In 2025, Korea mastered its third impeachment crisis without major strife, but whoever wins the presidential race will inherit a troubled and polarized domestic polity.

The peninsula’s frozen, eight-decade division illustrates the contentious nature of inter-Korean politics. With three of its last five presidents suffering impeachment, South Korea’s domestic politics are equally divisive.

The two main parties battle over a political terrain that fortifies bipartisanship. The executive and the legislature are frequently at odds, and as the National Assembly lacks an upper house, there are only two power nodes.

A political thinker told foreign reporters that the last two presidents, Mr. Moon and Mr. Yoon, widened political chasms by deprioritizing consensual leadership.
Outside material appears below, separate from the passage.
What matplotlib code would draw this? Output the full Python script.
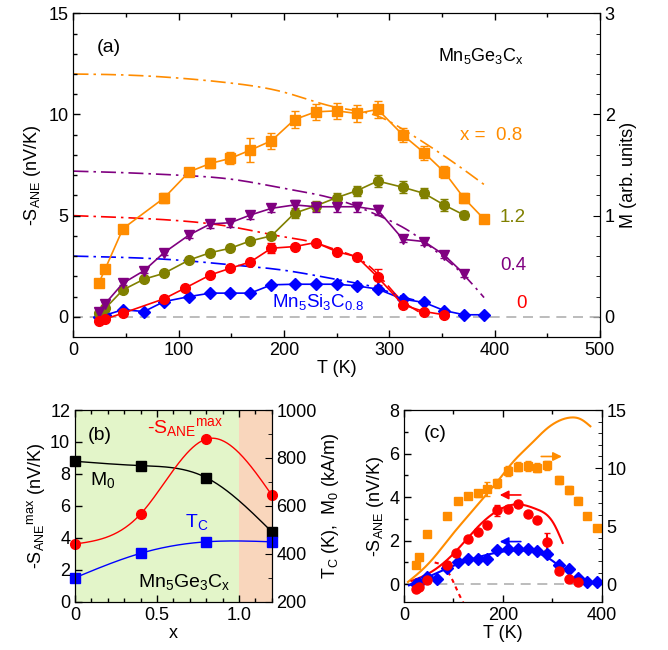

“Retaliatory policies and the Moon administration’s strategy raised anger among conservatives,” said Kang Won-taek, a politics professor at the elite Seoul National University.

Under Mr. Moon, who led Korea from 2017-2022, two former conservative presidents, as well as most of the cabinet of the prior administration, were jailed.

That “had a severe impact” on the 2022 presidential election, Mr. Kang continued: “The parties tried to see who was a good fighter among presidential candidates, rather than who would be a more competent, better president.”

As Mr. Moon’s term ended, Mr. Lee and Mr. Yoon emerged as their respective parties’ champions. 

Mr. Lee’s DPK, wielding its legislative majority, impeached more cabinet appointees than any prior parliament, and crippled Mr. Yoon’s proposed budget.

Mr. Yoon escalated with martial law — and was unseated.

Some in the National Assembly are researching possible constitutional change.

“Korean democratization was all about taming the ‘imperial presidency,’” said Michael Breen, Seoul-based author of “The Koreans,” who, as a journalist, covered the anti-authoritarian struggle of the 1980s. “What they should think about now is legislative tyranny.”